Which is exactly the Schrodinger's equation!

Now this contradicts what even Feyman says: "Where did we get that (equation) from? Nowhere. It is not possible to derive it from anything you know. It came out of the mind of Schrödinger."

I was curious after class and I asked him some questions about this. No matter what isn't there always needs to be an axiom! He responded saying that yes, there needs to be a starting point, but this is how he imagines Schrodinger came up with it, since this is a very simple and a natural way of obtaining it using knowledge at the time.

1. The state your observing has the form of a plane wave: $$\Psi = e^{i (k z - \omega t)}$$
2. And that energy is quantized in packets: $$E = h f$$

And that's it! You don't even need the de Broglie's hypothesis!

EDIT: Some people are curious why the Hamiltonian for the Schrodinger equation has such a strange form: $$H = \nabla^2/2 + V(x)$$ This is also very simple, you just need to plug in the definition of the momentum operator into the equation for the Hamiltonian (which classically is just kinetic energy + potential energy)

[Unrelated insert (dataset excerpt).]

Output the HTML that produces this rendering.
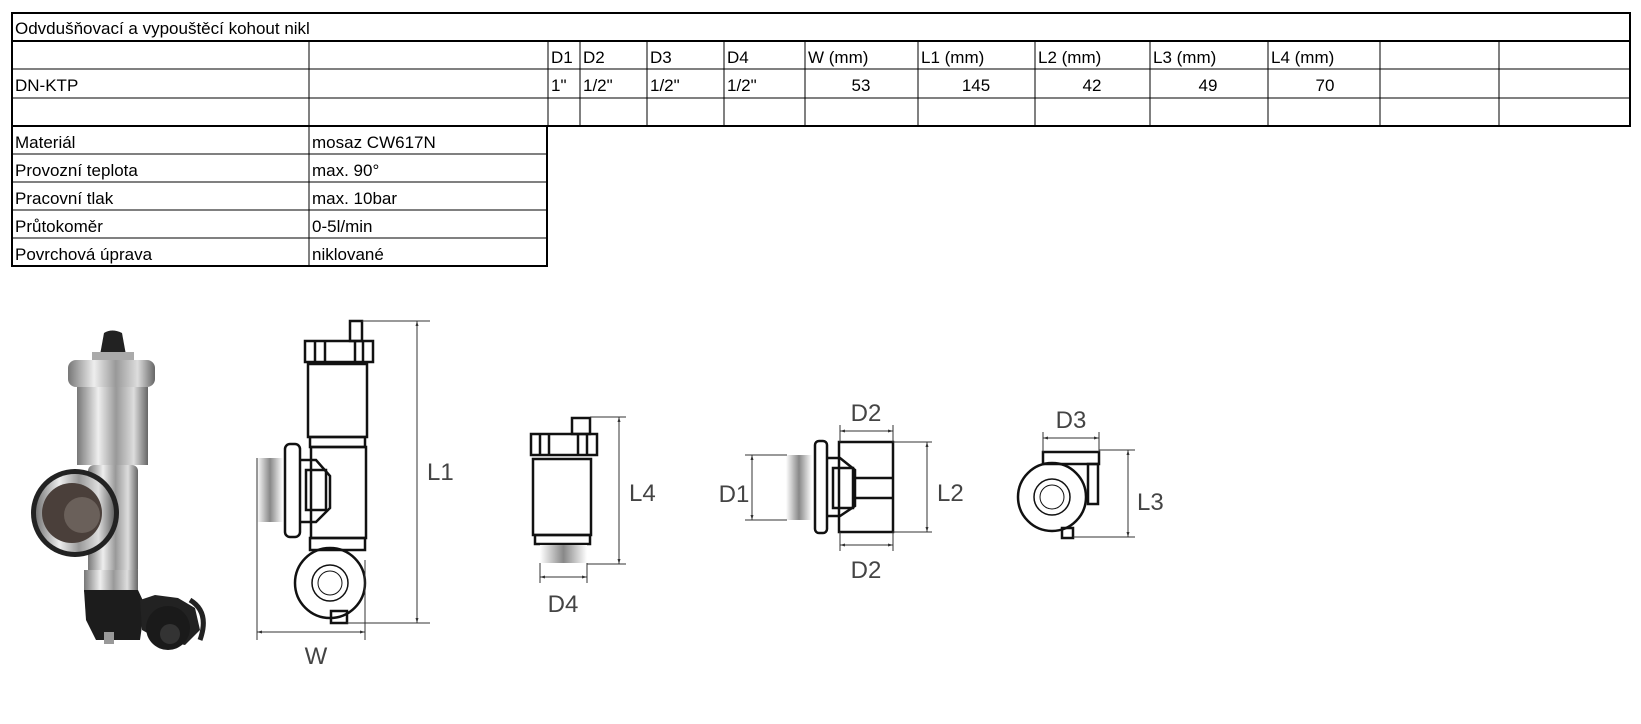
<!DOCTYPE html>
<html><head><meta charset="utf-8"><style>
html,body{margin:0;padding:0;background:#fff;}
svg{display:block}
.t{font-family:"Liberation Sans Narrow","Liberation Sans",sans-serif;font-size:17px;fill:#000}
.d{font-family:"Liberation Sans",sans-serif;font-size:24px;fill:#444}
</style></head><body>
<svg width="1641" height="724" viewBox="0 0 1641 724" xmlns="http://www.w3.org/2000/svg">
<defs>
<linearGradient id="met" x1="0" x2="1"><stop offset="0" stop-color="#777"/><stop offset="0.3" stop-color="#eee"/><stop offset="0.55" stop-color="#999"/><stop offset="0.8" stop-color="#ddd"/><stop offset="1" stop-color="#666"/></linearGradient>
<linearGradient id="thr" x1="0" x2="1"><stop offset="0" stop-color="#fff"/><stop offset="0.5" stop-color="#888"/><stop offset="1" stop-color="#fff"/></linearGradient>
<marker id="a" viewBox="0 0 10 10" refX="10" refY="5" markerWidth="5" markerHeight="5" orient="auto-start-reverse"><path d="M0,2 L10,5 L0,8z" fill="#333"/></marker>
</defs>
<g stroke="#000" fill="none">
<rect x="12" y="13" width="1618" height="113" stroke-width="2"/>
<line x1="12" y1="41" x2="1630" y2="41" stroke-width="2"/>
<line x1="12" y1="69" x2="1630" y2="69" stroke-width="1"/>
<line x1="12" y1="98" x2="1630" y2="98" stroke-width="1"/>
<g stroke-width="1">
<line x1="309" y1="41" x2="309" y2="126"/><line x1="548" y1="41" x2="548" y2="126"/><line x1="580" y1="41" x2="580" y2="126"/><line x1="647" y1="41" x2="647" y2="126"/><line x1="724" y1="41" x2="724" y2="126"/><line x1="805" y1="41" x2="805" y2="126"/><line x1="918" y1="41" x2="918" y2="126"/><line x1="1035" y1="41" x2="1035" y2="126"/><line x1="1150" y1="41" x2="1150" y2="126"/><line x1="1268" y1="41" x2="1268" y2="126"/><line x1="1380" y1="41" x2="1380" y2="126"/><line x1="1499" y1="41" x2="1499" y2="126"/>
</g>
<rect x="12" y="126" width="535" height="140" stroke-width="2"/>
<g stroke-width="1">
<line x1="12" y1="154" x2="547" y2="154"/><line x1="12" y1="182" x2="547" y2="182"/><line x1="12" y1="210" x2="547" y2="210"/><line x1="12" y1="238" x2="547" y2="238"/><line x1="309" y1="126" x2="309" y2="266"/>
</g>
</g>
<g class="t">
<text x="15" y="34">Odvdušňovací a vypouštěcí kohout nikl</text>
<text x="551" y="63">D1</text><text x="583" y="63">D2</text><text x="650" y="63">D3</text><text x="727" y="63">D4</text>
<text x="808" y="63">W (mm)</text><text x="921" y="63">L1 (mm)</text><text x="1038" y="63">L2 (mm)</text><text x="1153" y="63">L3 (mm)</text><text x="1271" y="63">L4 (mm)</text>
<text x="15" y="91">DN-KTP</text>
<text x="551" y="91">1"</text><text x="583" y="91">1/2"</text><text x="650" y="91">1/2"</text><text x="727" y="91">1/2"</text>
<text x="861" y="91" text-anchor="middle">53</text><text x="976" y="91" text-anchor="middle">145</text><text x="1092" y="91" text-anchor="middle">42</text><text x="1208" y="91" text-anchor="middle">49</text><text x="1325" y="91" text-anchor="middle">70</text>
<text x="15" y="148">Materiál</text><text x="312" y="148">mosaz CW617N</text>
<text x="15" y="176">Provozní teplota</text><text x="312" y="176">max. 90°</text>
<text x="15" y="204">Pracovní tlak</text><text x="312" y="204">max. 10bar</text>
<text x="15" y="232">Průtokoměr</text><text x="312" y="232">0-5l/min</text>
<text x="15" y="260">Povrchová úprava</text><text x="312" y="260">niklované</text>
</g>
<g>
<path d="M100,355 L104,333 Q112,328 122,333 L126,355z" fill="#222"/>
<rect x="92" y="352" width="42" height="10" fill="#aaa"/>
<rect x="68" y="360" width="87" height="27" rx="8" fill="url(#met)"/>
<rect x="77" y="387" width="71" height="78" fill="url(#met)"/>
<rect x="88" y="465" width="50" height="110" rx="6" fill="url(#met)"/>
<circle cx="75" cy="513" r="44" fill="#222"/>
<circle cx="75" cy="513" r="39" fill="url(#met)"/>
<circle cx="72" cy="513" r="30" fill="#4a3f3a"/>
<circle cx="82" cy="515" r="18" fill="#6a605a"/>
<rect x="84" y="570" width="54" height="22" fill="url(#met)"/>
<path d="M84,590 L138,590 L145,605 L140,640 L96,640 L86,620z" fill="#1c1c1c"/>
<path d="M140,600 L155,595 L178,598 L195,608 L200,630 L185,645 L160,640 L142,630z" fill="#222"/>
<circle cx="168" cy="628" r="22" fill="#1a1a1a"/>
<circle cx="170" cy="634" r="10" fill="#333"/>
<path d="M190,600 Q210,612 200,640" stroke="#222" stroke-width="5" fill="none"/>
<rect x="104" y="632" width="10" height="12" fill="#999"/>
</g>
<g fill="none" stroke="#111" stroke-width="2.5">
<rect x="350" y="321" width="12" height="20"/>
<rect x="305" y="341" width="68" height="21"/>
<line x1="315" y1="341" x2="315" y2="362"/><line x1="325" y1="341" x2="325" y2="362"/><line x1="355" y1="341" x2="355" y2="362"/><line x1="363" y1="341" x2="363" y2="362"/>
<rect x="308" y="364" width="59" height="73"/>
<rect x="310" y="437" width="55" height="10"/>
<rect x="311" y="447" width="55" height="91"/>
<rect x="285" y="444" width="15" height="93" rx="5"/>
<path d="M300,460 L316,460 L330,476 L330,508 L316,522 L300,522"/>
<rect x="306" y="470" width="20" height="40"/>
<rect x="310" y="538" width="55" height="12"/>
<circle cx="330" cy="583" r="35"/>
<circle cx="330" cy="583" r="18" stroke-width="1.5"/>
<circle cx="330" cy="583" r="12" stroke-width="1"/>
<rect x="331" y="611" width="16" height="12"/>
</g>
<rect x="257" y="458" width="26" height="64" fill="url(#thr)"/>
<g fill="none" stroke="#111" stroke-width="2.5">
<rect x="572" y="418" width="18" height="16"/>
<rect x="531" y="434" width="66" height="21"/>
<line x1="540" y1="434" x2="540" y2="455"/><line x1="549" y1="434" x2="549" y2="455"/><line x1="578" y1="434" x2="578" y2="455"/><line x1="587" y1="434" x2="587" y2="455"/>
<rect x="533" y="459" width="58" height="76"/>
<rect x="535" y="535" width="55" height="9"/>
</g>
<rect x="540" y="545" width="47" height="18" fill="url(#thr)"/>
<g fill="none" stroke="#111" stroke-width="2.5">
<rect x="815" y="441" width="12" height="92" rx="4"/>
<rect x="839" y="442" width="54" height="90"/>
<path d="M827,458 L840,458 L855,470 L855,506 L840,516 L827,516"/>
<rect x="833" y="468" width="20" height="40"/>
<line x1="855" y1="478" x2="893" y2="478"/><line x1="855" y1="498" x2="893" y2="498"/>
</g>
<rect x="786" y="455" width="26" height="65" fill="url(#thr)"/>
<g fill="none" stroke="#111" stroke-width="2.5">
<rect x="1043" y="452" width="56" height="12"/>
<rect x="1088" y="464" width="10" height="40"/>
<circle cx="1052" cy="497" r="34"/>
<circle cx="1052" cy="497" r="18" stroke-width="1.5"/>
<circle cx="1052" cy="497" r="12" stroke-width="1"/>
<rect x="1062" y="528" width="11" height="10"/>
</g>
<g stroke="#333" stroke-width="1" fill="none">
<line x1="362" y1="321" x2="430" y2="321"/><line x1="347" y1="623" x2="430" y2="623"/>
<line x1="417" y1="321" x2="417" y2="623" marker-start="url(#a)" marker-end="url(#a)"/>
<line x1="257" y1="458" x2="257" y2="640"/><line x1="365" y1="560" x2="365" y2="640"/>
<line x1="257" y1="632" x2="365" y2="632" marker-start="url(#a)" marker-end="url(#a)"/>
<line x1="590" y1="417" x2="626" y2="417"/><line x1="587" y1="564" x2="626" y2="564"/>
<line x1="619" y1="417" x2="619" y2="564" marker-start="url(#a)" marker-end="url(#a)"/>
<line x1="540" y1="563" x2="540" y2="583"/><line x1="587" y1="563" x2="587" y2="583"/>
<line x1="540" y1="577" x2="587" y2="577" marker-start="url(#a)" marker-end="url(#a)"/>
<line x1="745" y1="455" x2="787" y2="455"/><line x1="745" y1="520" x2="787" y2="520"/>
<line x1="752" y1="455" x2="752" y2="520" marker-start="url(#a)" marker-end="url(#a)"/>
<line x1="840" y1="425" x2="840" y2="442"/><line x1="893" y1="425" x2="893" y2="442"/>
<line x1="840" y1="431" x2="893" y2="431" marker-start="url(#a)" marker-end="url(#a)"/>
<line x1="893" y1="442" x2="932" y2="442"/><line x1="893" y1="532" x2="932" y2="532"/>
<line x1="927" y1="442" x2="927" y2="532" marker-start="url(#a)" marker-end="url(#a)"/>
<line x1="840" y1="532" x2="840" y2="551"/><line x1="893" y1="532" x2="893" y2="551"/>
<line x1="840" y1="545" x2="893" y2="545" marker-start="url(#a)" marker-end="url(#a)"/>
<line x1="1043" y1="432" x2="1043" y2="452"/><line x1="1099" y1="432" x2="1099" y2="452"/>
<line x1="1043" y1="438" x2="1099" y2="438" marker-start="url(#a)" marker-end="url(#a)"/>
<line x1="1099" y1="450" x2="1135" y2="450"/><line x1="1073" y1="537" x2="1135" y2="537"/>
<line x1="1128" y1="450" x2="1128" y2="537" marker-start="url(#a)" marker-end="url(#a)"/>
</g>
<g class="d">
<text x="427" y="480">L1</text>
<text x="316" y="664" text-anchor="middle">W</text>
<text x="629" y="501">L4</text>
<text x="563" y="612" text-anchor="middle">D4</text>
<text x="734" y="502" text-anchor="middle">D1</text>
<text x="866" y="421" text-anchor="middle">D2</text>
<text x="937" y="501">L2</text>
<text x="866" y="578" text-anchor="middle">D2</text>
<text x="1071" y="428" text-anchor="middle">D3</text>
<text x="1137" y="510">L3</text>
</g>
</svg>
</body></html>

$$H = \frac{p^2}{2m} + V(x)$$

$$p = -i \hbar \frac{\partial}{\partial x}$$

$$H = -\frac{\nabla^2}{2m} + V(x)$$

It's that simple!

Now if you are also curious where $$p = -i \hbar \frac{\partial}{\partial x}$$ comes from, this is also simple. For classical waves, the value "k" is considered to be the momentum. So if we do what we did before, but now find the derivative with respect to position instead of time:

$$\frac{d\Psi}{dz} = i \frac{p}{\hbar} e^{i (k z - \omega t)}$$

$$\frac{d\Psi}{dz} = i \frac{p}{\hbar} \Psi$$ $$-i\frac{d\Psi}{dz} = \frac{p}{\hbar} \Psi$$

$$p \Psi = (-i\hbar\frac{d}{dz}) \Psi$$

This suggests that any time you use $$p \Psi$$ you can swap it out with $$(-i\hbar\frac{d}{dz}) \Psi$$, and this is why people say "The momentum operator is $$(-i\hbar\frac{d}{dz})$$ in the position basis."